Renewal Mill’s half-dozen baking products — everything from a 1-to-1 mix of okara and all-purpose flour to premade chocolate chip cookies — are now available online (renewalmill.com) and in Whole Foods stores in northern California. Like coconut flour, okara is best when mixed in equal parts with all-purpose flour.

“We just got into national distribution. We are looking to expand and distribute all over the country so we want to build up consumer awareness,” Caroline Cotto said.

Renewal Mill is based in Oakland, California, because the region produces a lot of the country’s plant-based milks — and, therefore, edible byproducts.

“We’re talking tens of tons every week,” Cotto said. “The latest figures are that 1 billion tons are wasted globally and it’s estimated to be $1.2 trillion in money left on the table from food being wasted.”

Cotto explained that those figures consider the cost of growing the food and of disposing of unused byproducts.

Planting and harvesting soy beans uses energy, much of which comes from fossil fuels, and other resources. Upcycling soy bean pulp and creating food for human consumption, makes full use of both the beans and the resources used to grow them.

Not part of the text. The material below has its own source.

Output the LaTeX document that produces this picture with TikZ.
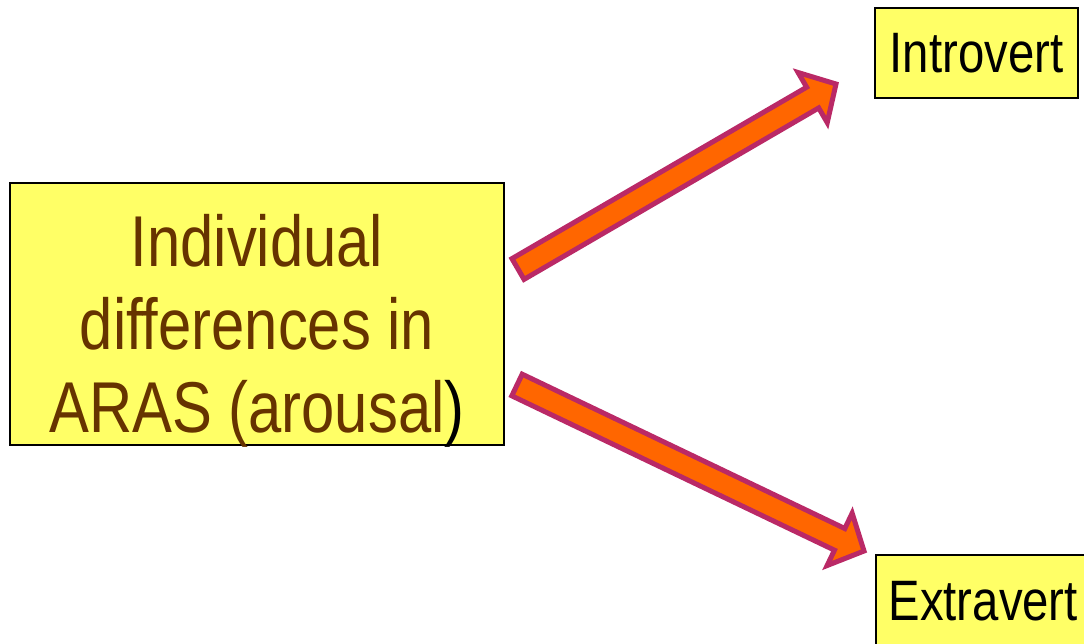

In an email exchange, Renewal Mill’s first partner, tofu and soy milk producer Minh Tsai, president and founder of Hodo Foods in California, said he was selling the byproduct to animal feed companies before Cotto started upcycling it into people food.

Cotto said the U.S. Environmental Protection Agency ranks upcycling for people one step above animal feed use. But a more practical issue, she said, is that animal feed companies don’t create a steady demand for the byproduct, meaning some weeks, it goes directly into landfills.

After starting with soy byproducts, Renewal Mill added oat milk leftovers. The company’s product developer, pastry chef and author Alice Medrich, continues to develop new offerings. Renewal Mills owners are negotiating with an Italian pasta manufacturer to find a place for oat byproducts.

Cotto, a 2010 Falmouth Academy graduate who studied human science with a focus on nutrition at Georgetown University, has worked on food projects around the world — including an internship with Michelle Obama’s “Let’s Move!” initiative and a Fulbright Fellowship in Taiwan.

The upcycling food trend is growing, said Cotto. noting that the newly formed Upcycled Food Association went from nine members to 70 in a few months.

Chefs such as Dan Barber with his New York City pop-up restaurant “WastED,” and its iconic carrot-top pesto, did a lot to bring the issue to light for chefs, she said.

“I think there was a misrepresentation of the food waste problem at one time, but in the past 10 years, that has shifted,” Cotto said. “Millennials are asking, ‘Where did this come from?’ and finding it is really cool to know their food is helping to fully use resources and fight climate change.”

Kim Cotto, left, and her daughter, Caroline, in front of Sweet Caroline's Ice Cream in Sandwich. Kim has been selling sells her daughter's Renewal Mill brownie mix at the famiy's business on Route 130.  "Customers are really excited about how it supports working against climate change and (reducing) food waste," she says.